Il est aussi vain de reprocher aux spécialistes de l’information leur démagogie, leur autocensure, leur veulerie, leur avilissement et leur insolente complaisance aux aboiements du maître, que de prêcher l’honnêteté à un homme d’affaires.
— Raoul Vaneigem

La liaison entre pouvoir et médias a été particulièrement bien illustrée en Italie. M. Berlusconi a commencé par acheter une partie importante des médias pour ensuite se faire élire sans difficulté chef du gouvernement. M. Berlusconi n'impressionne pourtant pas par la sagesse de ses propos, mais il représente «la réussite», laquelle implique aujourd'hui d'avoir fait fortune, peu importe par quel moyen. L'électeur qui vote Berlusconi s'imagine probablement qu'en élisant quelqu'un qui a su s'enrichir, il va en quelque sorte pouvoir en profiter aussi, ce qui est évidemment illusoire. M. Berlusconi a fait fortune pour lui- même, pas pour son pays. En France aussi, les millionnaires Hersant et Tapie sont liés aux médias.
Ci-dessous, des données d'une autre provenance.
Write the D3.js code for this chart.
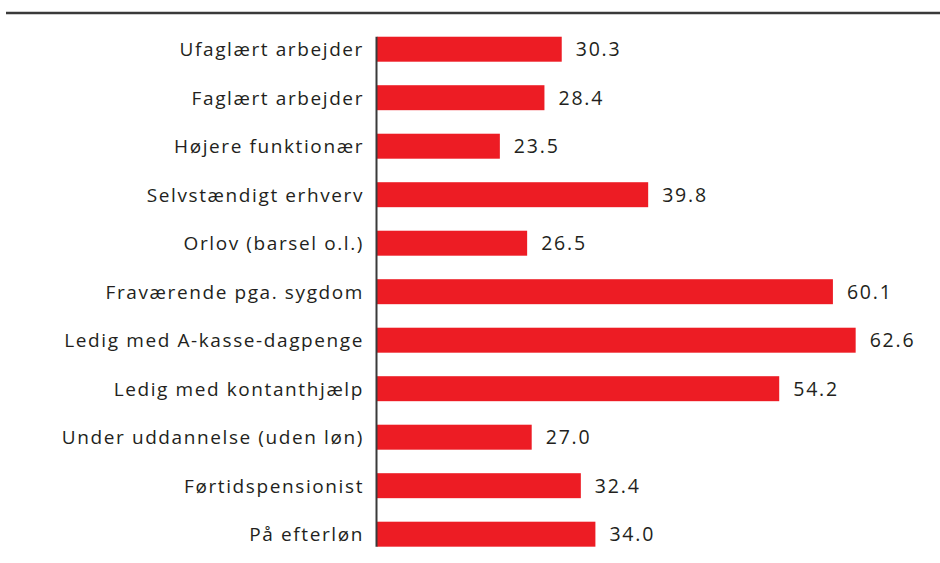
<!DOCTYPE html>
<html>
<head>
<meta charset="utf-8">
<script src="https://cdn.jsdelivr.net/npm/d3@7"></script>
<style>
  body { margin: 0; background: #fff; }
  text { font-family: 'Open Sans', sans-serif; fill: #231f20; }
</style>
</head>
<body>
<script>
const categories = [
  'Ufaglært arbejder',
  'Faglært arbejder',
  'Højere funktionær',
  'Selvstændigt erhverv',
  'Orlov (barsel o.l.)',
  'Fraværende pga. sygdom',
  'Ledig med A-kasse-dagpenge',
  'Ledig med kontanthjælp',
  'Under uddannelse (uden løn)',
  'Førtidspensionist',
  'På efterløn'
];
const values = [30.3, 28.4, 23.5, 39.8, 26.5, 60.1, 62.6, 54.2, 27.0, 32.4, 34.0];

const W = 940, H = 563;
const svg = d3.select('body').append('svg')
  .attr('width', W)
  .attr('height', H);

const xScale = d3.scaleLinear().domain([10, 70]).range([377, 923]);
const yScale = d3.scaleBand()
  .domain(categories)
  .range([13.2, 570.2])
  .padding(0.485);

// top rule
svg.append('line')
  .attr('x1', 6).attr('x2', W)
  .attr('y1', 13).attr('y2', 13)
  .attr('stroke', '#3a3a3a')
  .attr('stroke-width', 2.5);

svg.selectAll('rect.bar')
  .data(values)
  .enter()
  .append('rect')
  .attr('class', 'bar')
  .attr('x', xScale(10))
  .attr('y', (d, i) => yScale(categories[i]))
  .attr('width', (d) => xScale(d) - xScale(10))
  .attr('height', yScale.bandwidth())
  .attr('fill', '#ed1c24');

// value labels
svg.selectAll('text.val')
  .data(values)
  .enter()
  .append('text')
  .attr('class', 'val')
  .attr('x', (d) => xScale(d) + 14)
  .attr('y', (d, i) => yScale(categories[i]) + yScale.bandwidth() / 2)
  .attr('dy', '.36em')
  .attr('font-size', 19.5)
  .attr('letter-spacing', 1.8)
  .text((d) => d.toFixed(1));

// category labels
svg.selectAll('text.cat')
  .data(categories)
  .enter()
  .append('text')
  .attr('class', 'cat')
  .attr('x', 364)
  .attr('y', (d) => yScale(d) + yScale.bandwidth() / 2)
  .attr('dy', '.36em')
  .attr('text-anchor', 'end')
  .attr('font-size', 19)
  .attr('letter-spacing', 1.6)
  .text((d) => d);

// vertical axis line
svg.append('line')
  .attr('x1', 376.5).attr('x2', 376.5)
  .attr('y1', yScale(categories[0]))
  .attr('y2', yScale(categories[categories.length - 1]) + yScale.bandwidth())
  .attr('stroke', '#3a3a3a')
  .attr('stroke-width', 2);
</script>
</body>
</html>
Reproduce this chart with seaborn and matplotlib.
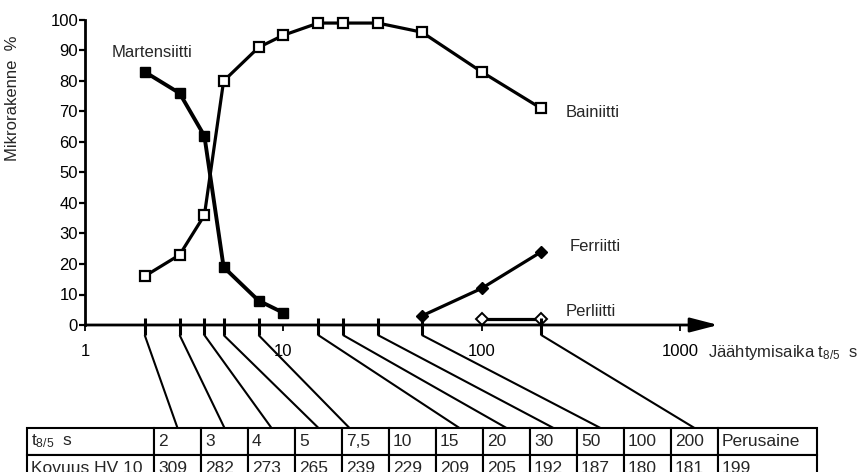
import matplotlib
matplotlib.use("Agg")
import matplotlib.pyplot as plt
import seaborn as sns

# Microstructure fractions (%) versus cooling time t8/5 (s)
t_mart = [2, 3, 4, 5, 7.5, 10]
martensiitti = [83, 76, 62, 19, 8, 4]
t_bain = [2, 3, 4, 5, 7.5, 10, 15, 20, 30, 50, 100, 200]
bainiitti = [16, 23, 36, 80, 91, 95, 99, 99, 99, 96, 83, 71]
t_ferr = [50, 100, 200]
ferriitti = [3, 12, 24]
t_perl = [100, 200]
perliitti = [2, 2]

# Hardness table
t_table = [2, 3, 4, 5, 7.5, 10, 15, 20, 30, 50, 100, 200]
t_labels = ["2", "3", "4", "5", "7,5", "10", "15", "20", "30", "50", "100", "200"]
kovuus = [309, 282, 273, 265, 239, 229, 209, 205, 192, 187, 180, 181]
perusaine = 199

x_ticks = [1, 10, 100, 1000]
x_ticklabels = ["1", "10", "100", "1000"]
y_ticks = [0, 10, 20, 30, 40, 50, 60, 70, 80, 90, 100]

sns.set_style("white")
plt.rcParams["font.family"] = ["Liberation Sans", "DejaVu Sans"]
plt.rcParams["mathtext.fontset"] = "custom"
plt.rcParams["mathtext.rm"] = "Liberation Sans"
plt.rcParams["mathtext.it"] = "Liberation Sans:italic"
plt.rcParams["mathtext.bf"] = "Liberation Sans:bold"

W, H = 864, 472
fig = plt.figure(figsize=(W / 100, H / 100), dpi=100)
ax = fig.add_axes([85 / W, (H - 325) / H, 630 / W, 305 / H])

line_kw = dict(ax=ax, color="black", clip_on=False, markeredgecolor="black")
sns.lineplot(x=t_bain, y=bainiitti, lw=2.3, marker="s", markersize=7,
             markerfacecolor="white", markeredgewidth=1.6, **line_kw)
sns.lineplot(x=t_mart, y=martensiitti, lw=2.8, marker="s", markersize=7.5,
             markerfacecolor="black", markeredgewidth=1.0, **line_kw)
sns.lineplot(x=t_ferr, y=ferriitti, lw=2.3, marker="D", markersize=6.5,
             markerfacecolor="black", markeredgewidth=1.0, **line_kw)
sns.lineplot(x=t_perl, y=perliitti, lw=2.3, marker="D", markersize=6.5,
             markerfacecolor="white", markeredgewidth=1.4, **line_kw)

ax.set_xscale("log")
ax.set_xlim(1, 1503)
ax.set_ylim(0, 100)
ax.set_xticks(x_ticks)
ax.set_xticklabels(x_ticklabels)
ax.set_xticks([], minor=True)
ax.set_yticks(y_ticks)
ax.tick_params(axis="y", direction="out", length=4, width=1.6, labelsize=12, pad=1,
               left=True, colors="black")
ax.tick_params(axis="x", direction="out", length=4, width=1.3, labelsize=12, pad=10,
               bottom=True, colors="black")
for side in ("top", "right", "bottom"):
    ax.spines[side].set_visible(False)
ax.spines["left"].set_linewidth(2)
ax.spines["left"].set_color("black")
ax.patch.set_alpha(0)

# Time axis drawn as an arrow
ax.annotate("", xy=(1560, 0), xytext=(1, 0), xycoords="data", annotation_clip=False,
            arrowprops=dict(arrowstyle="-|>,head_length=0.85,head_width=0.22", color="black",
                            lw=2, shrinkA=0, shrinkB=0, mutation_scale=20))
ax.annotate("Jäähtymisaika t$_{\\mathrm{8/5}}$  s", xy=(1000, 0), xycoords="data",
            xytext=(28, -27), textcoords="offset pixels", ha="left", va="center",
            fontsize=12, annotation_clip=False)

ax.set_xlabel("")
ax.set_ylabel("Mikrorakenne  %", fontsize=12)
ax.yaxis.set_label_coords(-0.103, 0.744)

ax.text(1.37, 89.5, "Martensiitti", ha="left", va="center", fontsize=12)
ax.text(266, 69.8, "Bainiitti", ha="left", va="center", fontsize=12)
ax.text(279, 25.6, "Ferriitti", ha="left", va="center", fontsize=12)
ax.text(266, 4.3, "Perliitti", ha="left", va="center", fontsize=12)

# Hardness table below the chart (overlay axes in pixel units, y downwards)
col_px = [127] + [47] * 12 + [99]
left_px, top_px, row_px = 27, 428, 27
tax = fig.add_axes([0, 0, 1, 1])
tax.set_xlim(0, W)
tax.set_ylim(H, 0)
tax.axis("off")
tax.patch.set_alpha(0)

cell_text = [["t$_{\\mathrm{8/5}}$  s"] + t_labels + ["Perusaine"],
             ["Kovuus HV 10"] + [str(v) for v in kovuus] + [str(perusaine)]]
tab = tax.table(cellText=cell_text, colWidths=[w / sum(col_px) for w in col_px],
                cellLoc="left",
                bbox=[left_px / W, (H - top_px - 2 * row_px) / H,
                      sum(col_px) / W, 2 * row_px / H])
tab.auto_set_font_size(False)
tab.set_fontsize(12.5)
for (r, c), cell in tab.get_celld().items():
    cell.set_linewidth(1.5)
    cell.set_edgecolor("black")
    cell.PAD = 4 / col_px[c]

# Marks on the time axis linked to their table columns
link_offset = {7.5: -16}
to_tax = tax.transData.inverted()
for j, t in enumerate(t_table):
    if t in x_ticks:
        continue
    ax.plot([t, t], [2.3, -3.3], color="black", lw=2.2, clip_on=False,
            solid_capstyle="butt")
    x0, y0 = to_tax.transform(ax.transData.transform((t, -3.3)))
    center = left_px + sum(col_px[:j + 1]) + col_px[j + 1] / 2 + link_offset.get(t, 0)
    tax.plot([x0, center], [y0, top_px], color="black", lw=1.5, clip_on=False,
             solid_capstyle="butt")

fig.savefig("out.png", dpi=100)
Si les médias sont convoités par des gens ou des groupes fortunés, cela n'est pas pour soutenir les déshérités, mais plutôt pour gagner de l'influence. Il n'est donc pas toujours facile de séparer l'info de l'intox.

Pendant longtemps les Israéliens ont été présentés comme étant menacés de disparition et d'être jetés à la mer par de méchants Arabes. La guerre des Six Jours a finalement montré que c'était l'inverse. L'intox est très généralement le fait de ceux qui tiennent le couteau par le manche. Les Palestiniens n'ont guère d'influence sur les médias, même s'ils sont heureusement soutenus par des groupes de personnes révoltés par l'injustice qui leur est faite.

L’individu est aujourd’hui capable d’opérer sur des informations reçues un traitement idéologique dont les effets sont assurés. La science se contente finalement de fournir la phraséologie, les idées et les thèmes.
— Alexandre Zenoviev

Bien que la croissance économique ait déjà été beaucoup trop loin, la plupart des médias continuent à en faire la promotion. Il est bien rare que radio et TV donnent la parole à ceux qui militent pour la décroissance et en France c'est même le président de la République qui prône la croissance économique comme voie vers la prospérité. La promotion de la croissance économique est aujourd'hui l'intox la plus dangereuse à laquelle sont soumis les citoyens. Faudra-t-il attendre la fin du pétrole ou la destruction de biotopes indispensables à la survie de l'humanité pour que les pouvoirs économiques et politiques comprennent enfin qu'il y a une limite à ce que l'homme peut faire sur cette planète?

Une autre intox consiste à nous faire croire que l'homme étant malin et ingénieux, il finira toujours par trouver, grâce à la science, le moyen de remédier aux difficultés qu'il crée. C'est oublier que la vie échappe complètement à la compréhension humaine. Il n'y a pas de «science du vivant» contrairement à ce que l'on prétend dans nos universités. Le postulat d'objectivité de la nature, fondement de la science actuelle, ne s'applique pas à la vie. Il est grand temps de le réaliser.